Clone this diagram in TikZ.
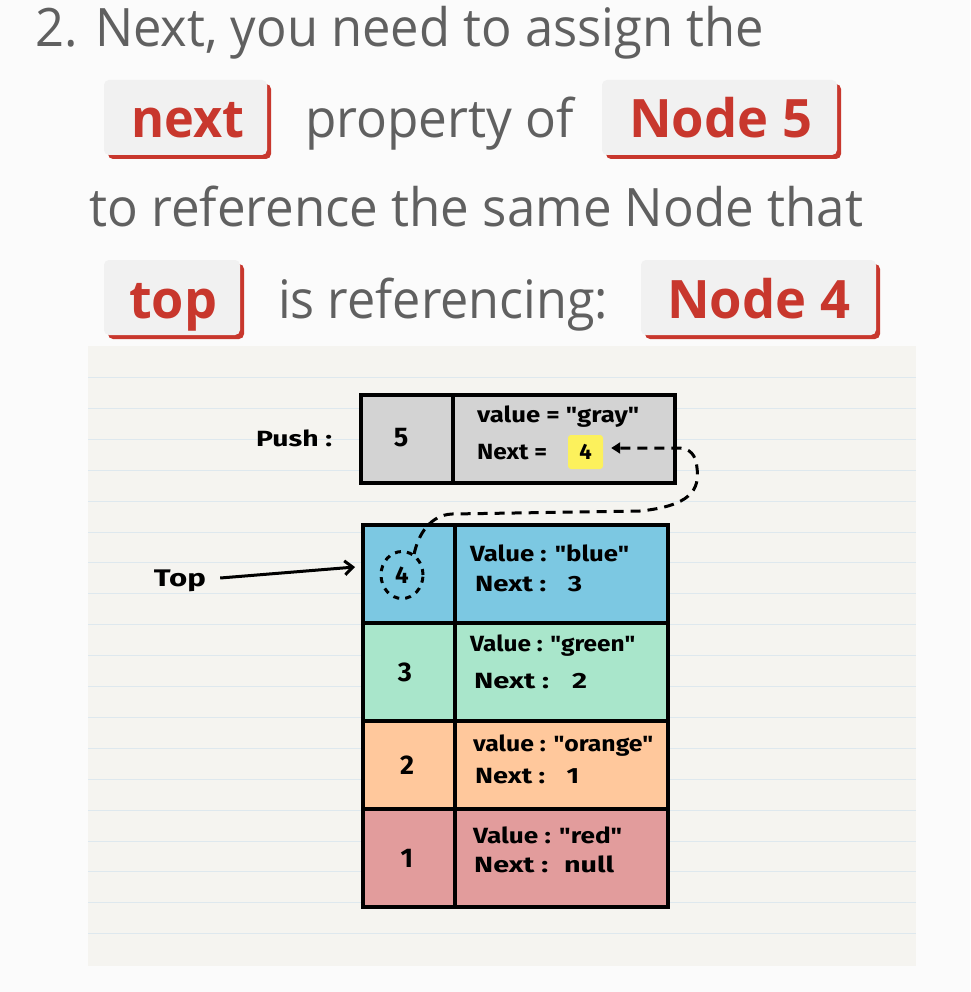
\documentclass[tikz,border=0pt]{standalone}
\usepackage{fontspec}
\setmainfont{Open Sans}
\newfontfamily\handf{Fira Sans}
\usepackage{graphicx}
\usetikzlibrary{arrows.meta,calc,shapes.geometric}
\definecolor{pagebg}{HTML}{FBFBFB}
\definecolor{txtgray}{HTML}{606060}
\definecolor{badgered}{HTML}{C8372D}
\definecolor{badgefill}{HTML}{F1F1F1}
\definecolor{paper}{HTML}{F5F4F0}
\definecolor{rulecol}{HTML}{DEE8EE}
\definecolor{cgray}{HTML}{D3D3D3}
\definecolor{cblue}{HTML}{7CC8E2}
\definecolor{cgreen}{HTML}{A9E6CB}
\definecolor{corange}{HTML}{FFC89C}
\definecolor{cred}{HTML}{E29C9C}
\definecolor{hlyellow}{HTML}{FCF15C}
\newcommand\fw[2]{\resizebox{#1pt}{\height}{#2}}
\begin{document}
\begin{tikzpicture}[x=1pt,y=-1pt,
  hdr/.style={inner sep=0pt, text=txtgray, font=\fontsize{53}{53}\selectfont},
  badgetxt/.style={inner sep=0pt, text=badgered, font=\fontsize{53}{53}\selectfont\bfseries},
  badge/.style={fill=badgefill, rounded corners=5pt, inner sep=0pt, minimum height=75pt,
    preaction={fill=badgered, transform canvas={shift={(4pt,-4pt)}}}},
  cell/.style={draw=black, line width=4pt, inner sep=0pt, anchor=north west,
    font=\handf\bfseries\fontsize{27}{27}\selectfont},
  hand/.style={inner sep=0pt, anchor=west, font=\handf\bfseries\fontsize{22}{22}\selectfont},
  rule/.style={draw=rulecol, line width=1pt},
  dconn/.style={line width=3pt, dash pattern=on 10pt off 7pt},
]
\useasboundingbox (0,0) rectangle (970,992);
\fill[pagebg] (0,0) rectangle (970,992);

% header text
\node[hdr, anchor=base west] (l1) at (35,47) {\fw{729}{2. Next, you need to assign the}};
\node[badge, minimum width=163pt] (bnext) at (185.5,117.5) {};
\node[badgetxt, anchor=base west] (tnext) at (131,138) {\fw{113}{next}};
\node[hdr, anchor=base west] (l2) at (305,138) {\fw{269}{property of}};
\node[badge, minimum width=235pt] (bn5) at (719.5,117.5) {};
\node[badgetxt, anchor=base west] (tn5) at (629,138) {\fw{183}{Node 5}};
\node[hdr, anchor=base west] (l3) at (89,226) {\fw{774}{to reference the same Node that}};
\node[badge, minimum width=136pt] (btop) at (172,297.5) {};
\node[badgetxt, anchor=base west] (ttop) at (129,318) {\fw{88}{top}};
\node[hdr, anchor=base west] (l4) at (278,318) {\fw{330}{is referencing:}};
\node[badge, minimum width=235pt] (bn4) at (758.5,297.5) {};
\node[badgetxt, anchor=base west] (tn4) at (667,318) {\fw{183}{Node 4}};

% paper
\fill[paper] (88,346) rectangle (916,966);
\foreach \k in {0,...,18}
  \draw[rule] (88,{377.5+30.9*\k}) -- (916,{377.5+30.9*\k});

% push node
\node[hand] (push) at (256,438) {\fw{76}{Push :}};
\node[cell, fill=cgray, minimum width=92pt, minimum height=88pt] (p5) at (359,393) {\hspace*{-12pt}\raisebox{4pt}{5}};
\node[cell, fill=cgray, minimum width=222pt, minimum height=88pt] (pv) at (451,393) {};
\node[hand] (pval) at (477,417) {\fw{162}{value = "gray"}};
\node[hand] (pnext) at (477,452) {\fw{70}{Next =}};
\node[fill=hlyellow, rounded corners=3pt, minimum width=35pt, minimum height=34pt, inner sep=0pt,
  font=\handf\bfseries\fontsize{22}{22}\selectfont] (hl) at (585.5,452) {4};

% stack
\node[cell, fill=cblue, minimum width=92pt, minimum height=98pt] (n4) at (361,523) {};
\node[cell, fill=cblue, minimum width=213pt, minimum height=98pt] (v4) at (453,523) {};
\node[cell, fill=cgreen, minimum width=92pt, minimum height=98pt] (n3) at (361,621) {\hspace*{-8pt}3};
\node[cell, fill=cgreen, minimum width=213pt, minimum height=98pt] (v3) at (453,621) {};
\node[cell, fill=corange, minimum width=92pt, minimum height=88pt] (n2) at (361,719) {\hspace*{-4pt}2};
\node[cell, fill=corange, minimum width=213pt, minimum height=88pt] (v2) at (453,719) {};
\node[cell, fill=cred, minimum width=92pt, minimum height=98pt] (n1) at (361,807) {\hspace*{-4pt}1};
\node[cell, fill=cred, minimum width=213pt, minimum height=98pt] (v1) at (453,807) {};

\node[hand] (val4) at (470,553) {\fw{159}{Value : "blue"}};
\node[hand] (nx4) at (475,584) {\fw{107}{Next :~~ 3}};
\node[hand] (val3) at (470,646) {\fw{165}{Value : "green"}};
\node[hand] (nx3) at (474,681) {\fw{113}{Next :~~ 2}};
\node[hand] (val2) at (473,746) {\fw{180}{value : "orange"}};
\node[hand] (nx2) at (475,776) {\fw{104}{Next :~~ 1}};
\node[hand] (val1) at (473,835) {\fw{149}{Value : "red"}};
\node[hand] (nx1) at (474,864) {\fw{140}{Next :~ null}};

% dashed circle around 4
\node[draw, ellipse, line width=3pt, dash pattern=on 6pt off 6pt, minimum width=42pt,
  minimum height=47pt, inner sep=0pt, font=\handf\bfseries\fontsize{24}{24}\selectfont] (circ) at (402,575) {4};

% Top label and arrow
\node[inner sep=0pt, font=\handf\bfseries\fontsize{24}{24}\selectfont] (toplbl) at (180,581) {\fw{52}{Top}};
\draw[line width=3pt, -{Straight Barb[length=8pt,width=14pt]}]
  ($(toplbl.east)+(14,-3)$) -- ($(n4.west)+(-6,-7)$);

% dashed connector from circle to highlighted 4
\draw[dconn, -{Triangle[length=9pt,width=11pt]}]
  (circ.60) .. controls (418,535) and (430,515) .. (452,514)
  -- (640,511) .. controls (690,506) and (700,490) .. (697,468)
  .. controls (696,455) and (690,448) .. (678,448)
  -- ($(hl.east)+(8,-4)$);
\end{tikzpicture}
\end{document}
○ ○ ○
• [TASK] Leave the images out and output the remaining material exactly as it stands.

• [THE ANSWER]
Clone this diagram in TikZ.
\documentclass[tikz,border=0pt]{standalone}
\usepackage{fontspec}
\setmainfont{Open Sans}
\newfontfamily\handf{Fira Sans}
\usepackage{graphicx}
\usetikzlibrary{arrows.meta,calc,shapes.geometric}
\definecolor{pagebg}{HTML}{FBFBFB}
\definecolor{txtgray}{HTML}{606060}
\definecolor{badgered}{HTML}{C8372D}
\definecolor{badgefill}{HTML}{F1F1F1}
\definecolor{paper}{HTML}{F5F4F0}
\definecolor{rulecol}{HTML}{DEE8EE}
\definecolor{cgray}{HTML}{D3D3D3}
\definecolor{cblue}{HTML}{7CC8E2}
\definecolor{cgreen}{HTML}{A9E6CB}
\definecolor{corange}{HTML}{FFC89C}
\definecolor{cred}{HTML}{E29C9C}
\definecolor{hlyellow}{HTML}{FCF15C}
\newcommand\fw[2]{\resizebox{#1pt}{\height}{#2}}
\begin{document}
\begin{tikzpicture}[x=1pt,y=-1pt,
  hdr/.style={inner sep=0pt, text=txtgray, font=\fontsize{53}{53}\selectfont},
  badgetxt/.style={inner sep=0pt, text=badgered, font=\fontsize{53}{53}\selectfont\bfseries},
  badge/.style={fill=badgefill, rounded corners=5pt, inner sep=0pt, minimum height=75pt,
    preaction={fill=badgered, transform canvas={shift={(4pt,-4pt)}}}},
  cell/.style={draw=black, line width=4pt, inner sep=0pt, anchor=north west,
    font=\handf\bfseries\fontsize{27}{27}\selectfont},
  hand/.style={inner sep=0pt, anchor=west, font=\handf\bfseries\fontsize{22}{22}\selectfont},
  rule/.style={draw=rulecol, line width=1pt},
  dconn/.style={line width=3pt, dash pattern=on 10pt off 7pt},
]
\useasboundingbox (0,0) rectangle (970,992);
\fill[pagebg] (0,0) rectangle (970,992);

% header text
\node[hdr, anchor=base west] (l1) at (35,47) {\fw{729}{2. Next, you need to assign the}};
\node[badge, minimum width=163pt] (bnext) at (185.5,117.5) {};
\node[badgetxt, anchor=base west] (tnext) at (131,138) {\fw{113}{next}};
\node[hdr, anchor=base west] (l2) at (305,138) {\fw{269}{property of}};
\node[badge, minimum width=235pt] (bn5) at (719.5,117.5) {};
\node[badgetxt, anchor=base west] (tn5) at (629,138) {\fw{183}{Node 5}};
\node[hdr, anchor=base west] (l3) at (89,226) {\fw{774}{to reference the same Node that}};
\node[badge, minimum width=136pt] (btop) at (172,297.5) {};
\node[badgetxt, anchor=base west] (ttop) at (129,318) {\fw{88}{top}};
\node[hdr, anchor=base west] (l4) at (278,318) {\fw{330}{is referencing:}};
\node[badge, minimum width=235pt] (bn4) at (758.5,297.5) {};
\node[badgetxt, anchor=base west] (tn4) at (667,318) {\fw{183}{Node 4}};

% paper
\fill[paper] (88,346) rectangle (916,966);
\foreach \k in {0,...,18}
  \draw[rule] (88,{377.5+30.9*\k}) -- (916,{377.5+30.9*\k});

% push node
\node[hand] (push) at (256,438) {\fw{76}{Push :}};
\node[cell, fill=cgray, minimum width=92pt, minimum height=88pt] (p5) at (359,393) {\hspace*{-12pt}\raisebox{4pt}{5}};
\node[cell, fill=cgray, minimum width=222pt, minimum height=88pt] (pv) at (451,393) {};
\node[hand] (pval) at (477,417) {\fw{162}{value = "gray"}};
\node[hand] (pnext) at (477,452) {\fw{70}{Next =}};
\node[fill=hlyellow, rounded corners=3pt, minimum width=35pt, minimum height=34pt, inner sep=0pt,
  font=\handf\bfseries\fontsize{22}{22}\selectfont] (hl) at (585.5,452) {4};

% stack
\node[cell, fill=cblue, minimum width=92pt, minimum height=98pt] (n4) at (361,523) {};
\node[cell, fill=cblue, minimum width=213pt, minimum height=98pt] (v4) at (453,523) {};
\node[cell, fill=cgreen, minimum width=92pt, minimum height=98pt] (n3) at (361,621) {\hspace*{-8pt}3};
\node[cell, fill=cgreen, minimum width=213pt, minimum height=98pt] (v3) at (453,621) {};
\node[cell, fill=corange, minimum width=92pt, minimum height=88pt] (n2) at (361,719) {\hspace*{-4pt}2};
\node[cell, fill=corange, minimum width=213pt, minimum height=88pt] (v2) at (453,719) {};
\node[cell, fill=cred, minimum width=92pt, minimum height=98pt] (n1) at (361,807) {\hspace*{-4pt}1};
\node[cell, fill=cred, minimum width=213pt, minimum height=98pt] (v1) at (453,807) {};

\node[hand] (val4) at (470,553) {\fw{159}{Value : "blue"}};
\node[hand] (nx4) at (475,584) {\fw{107}{Next :~~ 3}};
\node[hand] (val3) at (470,646) {\fw{165}{Value : "green"}};
\node[hand] (nx3) at (474,681) {\fw{113}{Next :~~ 2}};
\node[hand] (val2) at (473,746) {\fw{180}{value : "orange"}};
\node[hand] (nx2) at (475,776) {\fw{104}{Next :~~ 1}};
\node[hand] (val1) at (473,835) {\fw{149}{Value : "red"}};
\node[hand] (nx1) at (474,864) {\fw{140}{Next :~ null}};

% dashed circle around 4
\node[draw, ellipse, line width=3pt, dash pattern=on 6pt off 6pt, minimum width=42pt,
  minimum height=47pt, inner sep=0pt, font=\handf\bfseries\fontsize{24}{24}\selectfont] (circ) at (402,575) {4};

% Top label and arrow
\node[inner sep=0pt, font=\handf\bfseries\fontsize{24}{24}\selectfont] (toplbl) at (180,581) {\fw{52}{Top}};
\draw[line width=3pt, -{Straight Barb[length=8pt,width=14pt]}]
  ($(toplbl.east)+(14,-3)$) -- ($(n4.west)+(-6,-7)$);

% dashed connector from circle to highlighted 4
\draw[dconn, -{Triangle[length=9pt,width=11pt]}]
  (circ.60) .. controls (418,535) and (430,515) .. (452,514)
  -- (640,511) .. controls (690,506) and (700,490) .. (697,468)
  .. controls (696,455) and (690,448) .. (678,448)
  -- ($(hl.east)+(8,-4)$);
\end{tikzpicture}
\end{document}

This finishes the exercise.